Typhoon Ofel left Cebu with little damage yet officials must take its passage as extra  motivation for working to improve the island’s resilience to storms and their accompanying floods and landslides.

Cebu City Mayor Michael Rama showed foresight when he ordered the suspension of classes at all levels just as the weather disturbance made landfall.

Better to lose a day of school than to lose the life of even one student or school worker at a time when the weather pattern was unpredictable.

Ruben Tabura, 66, of barangay Jaclupan Talisay City was not so fortunate after taking a bath in a spring at the height of the storm. The ground near the spring moved and the old man ended up dead, buried beneath a meter of soil.

Tabura’s case shows how far local governments still have to go in educating their constituents to refrain from risky behavior in times of disaster.

Education is also the key in cases like that of a poorly anchored pumpboat carrying six persons that drifted out to sea in Daanbantayan town  shortly before midnight while the typhoon was still within the country’s area of responsibility.

The crew was fortunate to restart the engine and make for land before the Coast Guard went out to look for them.

There is still room for improvement and coordination among local leaders when it comes to responding to typhoons that recognize no boundaries.

Leaders like Mayor Rama and others in Metro Cebu need to respond to the signs of the times as  they wrap up their terms.
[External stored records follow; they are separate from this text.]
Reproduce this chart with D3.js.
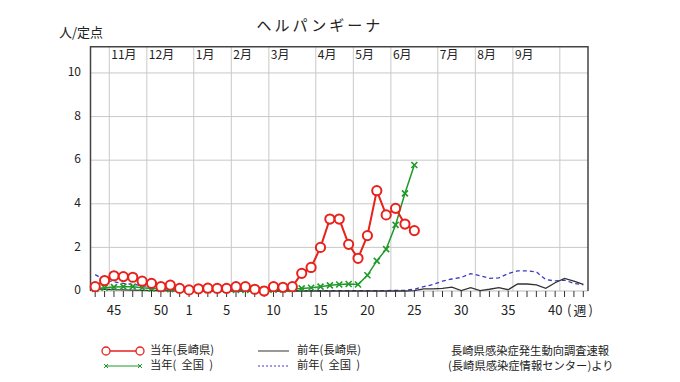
<!DOCTYPE html>
<html><head><meta charset="utf-8">
<script src="https://cdn.jsdelivr.net/npm/d3@7"></script>
<style>
html,body{margin:0;padding:0;background:#fff;}
text{font-family:"Noto Sans CJK JP","Noto Sans",sans-serif;fill:#222;}
</style></head>
<body>
<svg id="c" width="680" height="382"></svg>
<script>
// ---- data ----
const weeks = [43,44,45,46,47,48,49,50,51,52,1,2,3,4,5,6,7,8,9,10,11,12,13,14,15,16,17,18,19,20,21,22,23,24,25,26,27,28,29,30,31,32,33,34,35,36,37,38,39,40,41,42,43];
const weekTicks = [45,50,1,5,10,15,20,25,30,35,40];
const monthLabels = ["11月","12月","1月","2月","3月","4月","5月","6月","7月","8月","9月",""];
const monthLineAfterIdx = [1,5,10,14,18,23,27,31,36,40,44,49];
const yTicks = [0,2,4,6,8,10];
// 当年(長崎県)
const curPref = [0.2,0.48,0.7,0.66,0.63,0.45,0.35,0.2,0.27,0.12,0.05,0.1,0.13,0.12,0.12,0.2,0.2,0.08,0.0,0.2,0.17,0.2,0.81,1.08,2.0,3.3,3.3,2.14,1.5,2.54,4.6,3.49,3.79,3.07,2.77];
// 当年(全国)
const curNat = [0.1,0.15,0.18,0.2,0.2,0.15,0.12,0.1,0.08,0.06,0.05,0.05,0.05,0.05,0.05,0.05,0.05,0.05,0.05,0.06,0.07,0.09,0.12,0.15,0.2,0.26,0.3,0.32,0.3,0.72,1.38,1.92,3.03,4.48,5.78];
// 前年(長崎県)
const prevPref = [0.1,0.08,0.06,0.05,0.04,0.03,0.02,0.02,0.01,0.01,0,0,0,0,0,0,0,0,0,0,0,0,0,0,0,0,0,0,0,0,0,0,0,0,0.02,0.1,0.1,0.12,0.18,0.02,0.15,0.02,0.08,0.15,0.06,0.32,0.32,0.28,0.12,0.38,0.58,0.45,0.3];
// 前年(全国)
const prevNat = [0.75,0.5,0.42,0.35,0.3,0.25,0.2,0.16,0.12,0.1,0.08,0.06,0.05,0.04,0.04,0.03,0.03,0.03,0.02,0.02,0.02,0.02,0.02,0.02,0.02,0.02,0.02,0.02,0.02,0.02,0.02,0.02,0.03,0.03,0.08,0.2,0.3,0.45,0.55,0.62,0.8,0.7,0.58,0.6,0.8,0.92,0.92,0.88,0.52,0.46,0.5,0.35,0.28];

// ---- drawing ----
const svg = d3.select("#c");
const x = d3.scaleLinear().domain([-0.5, weeks.length - 0.5]).range([90.5, 588]);
const y = d3.scaleLinear().domain([0, 11.2]).range([291, 46.8]);
const x0 = x.range()[0], x1 = x.range()[1], yTop = y(11.2), yBot = y(0);

const RED = "#e8211b", GREEN = "#1f9a2a", BLUE = "#3a3ac0", BLACK = "#333";

// horizontal gridlines
svg.append("g").selectAll("line").data(yTicks.filter(d => d > 0)).join("line")
  .attr("x1", x0).attr("x2", x1).attr("y1", d => y(d)).attr("y2", d => y(d))
  .attr("stroke", "#c9c9c9").attr("stroke-width", 1);
// month gridlines
svg.append("g").selectAll("line").data(monthLineAfterIdx).join("line")
  .attr("x1", d => x(d + 0.5)).attr("x2", d => x(d + 0.5))
  .attr("y1", yTop).attr("y2", yBot)
  .attr("stroke", "#c9c9c9").attr("stroke-width", 1);
// month labels
svg.append("g").selectAll("text").data(monthLabels).join("text")
  .attr("x", (d, i) => x(monthLineAfterIdx[i] + 0.5) + 2)
  .attr("y", 56).attr("dominant-baseline", "middle")
  .attr("font-size", 12).text(d => d);

// baseline
svg.append("line").attr("x1", x0).attr("x2", x1).attr("y1", yBot).attr("y2", yBot)
  .attr("stroke", "#bbb").attr("stroke-width", 1);
// frame
svg.append("path")
  .attr("d", `M${x0},${yBot}V${yTop}H${x1}V${yBot}`)
  .attr("fill", "none").attr("stroke", "#444").attr("stroke-width", 1.5);

// x ticks (every week)
svg.append("g").selectAll("line").data(weeks.map((w, i) => i)).join("line")
  .attr("x1", d => x(d)).attr("x2", d => x(d)).attr("y1", yBot).attr("y2", yBot + 6)
  .attr("stroke", "#333").attr("stroke-width", 1);
// x tick labels
const tickIdx = weekTicks.map(w => weeks.indexOf(w, w >= 43 ? 0 : 10));
svg.append("g").selectAll("text").data(weekTicks).join("text")
  .attr("x", (d, i) => x(tickIdx[i])).attr("y", 311)
  .attr("text-anchor", "middle").attr("dominant-baseline", "middle")
  .attr("font-size", 13).text(d => d);
svg.append("text").attr("x", 567).attr("y", 311).attr("dominant-baseline", "middle")
  .attr("font-size", 13).attr("letter-spacing", 2).text("(週)");

// y tick labels
svg.append("g").selectAll("text").data(yTicks).join("text")
  .attr("x", 81).attr("y", d => y(d)).attr("text-anchor", "end")
  .attr("dominant-baseline", "middle").attr("font-size", 12).text(d => d);

// titles
svg.append("text").attr("x", 59).attr("y", 33).attr("dominant-baseline", "middle")
  .attr("font-size", 13).text("人/定点");
svg.append("text").attr("x", 320).attr("y", 27).attr("text-anchor", "middle")
  .attr("dominant-baseline", "middle").attr("font-size", 15)
  .attr("letter-spacing", 3).text("ヘルパンギーナ");

// lines
const line = d3.line().x((d, i) => x(i)).y(d => y(d));
svg.append("path").datum(prevNat).attr("d", line).attr("fill", "none")
  .attr("stroke", BLUE).attr("stroke-width", 1.3).attr("stroke-dasharray", "4,3");
svg.append("path").datum(prevPref).attr("d", line).attr("fill", "none")
  .attr("stroke", BLACK).attr("stroke-width", 1.3);
svg.append("path").datum(curNat).attr("d", line).attr("fill", "none")
  .attr("stroke", GREEN).attr("stroke-width", 1.5);
const xMark = (s) => `M${-s},${-s}L${s},${s}M${-s},${s}L${s},${-s}`;
svg.append("g").selectAll("path").data(curNat).join("path")
  .attr("transform", (d, i) => `translate(${x(i)},${y(d)})`)
  .attr("d", xMark(3)).attr("stroke", GREEN).attr("stroke-width", 1.6).attr("fill", "none");
svg.append("path").datum(curPref).attr("d", line).attr("fill", "none")
  .attr("stroke", RED).attr("stroke-width", 2);
svg.append("g").selectAll("circle").data(curPref).join("circle")
  .attr("cx", (d, i) => x(i)).attr("cy", d => y(d)).attr("r", 4.6)
  .attr("fill", "#fff").attr("stroke", RED).attr("stroke-width", 2);

// legend
const lg = svg.append("g");
const r1 = 351, r2 = 366;
lg.append("line").attr("x1", 106).attr("x2", 140).attr("y1", r1).attr("y2", r1).attr("stroke", RED).attr("stroke-width", 1.5);
[106, 140].forEach(cx => lg.append("circle").attr("cx", cx).attr("cy", r1).attr("r", 4)
  .attr("fill", "#fff").attr("stroke", RED).attr("stroke-width", 1.3));
lg.append("line").attr("x1", 106).attr("x2", 140).attr("y1", r2).attr("y2", r2).attr("stroke", GREEN).attr("stroke-width", 1);
[106, 140].forEach(cx => lg.append("path").attr("transform", `translate(${cx},${r2})`)
  .attr("d", xMark(2)).attr("stroke", GREEN).attr("stroke-width", 1).attr("fill", "none"));
lg.append("line").attr("x1", 258).attr("x2", 289).attr("y1", r1).attr("y2", r1).attr("stroke", BLACK).attr("stroke-width", 1);
lg.append("line").attr("x1", 258).attr("x2", 289).attr("y1", r2).attr("y2", r2).attr("stroke", BLUE).attr("stroke-width", 1).attr("stroke-dasharray", "2,2");
const legTexts = [
  {t: "当年(長崎県)", x: 150, y: r1}, {t: "当年(  全国  )", x: 150, y: r2},
  {t: "前年(長崎県)", x: 297, y: r1}, {t: "前年(  全国  )", x: 297, y: r2},
  {t: "長崎県感染症発生動向調査速報", x: 451, y: r1 + 1}, {t: "(長崎県感染症情報センター)より", x: 448, y: r2 + 1}
];
lg.selectAll("text").data(legTexts).join("text")
  .attr("x", d => d.x).attr("y", d => d.y).attr("dominant-baseline", "middle")
  .attr("font-size", 11.3).style("white-space", "pre").text(d => d.t);
</script>
</body></html>
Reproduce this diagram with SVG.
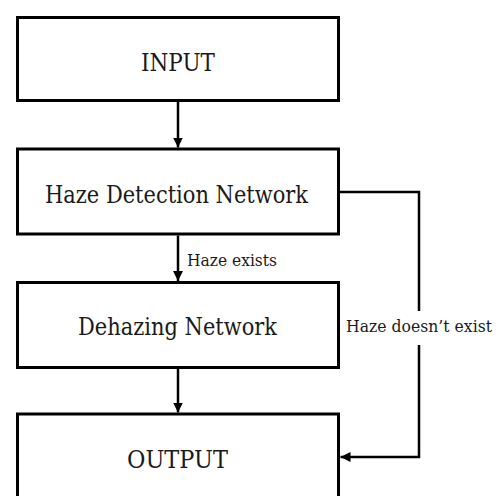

It was a time of floods, of an expose of the damage wrought by unbridled real estate development in the mountains, of the absence of a drainage master plan of Cebu City, of the invasion of easement zones as in Mahiga Creek by illegal settlers and big business establishments.

It is up to  leaders at the twilight of this  term to decide whether they will leave their  localities unprepared for  typhoons and even routine  downpours in a time of disaster-wreaking climate change.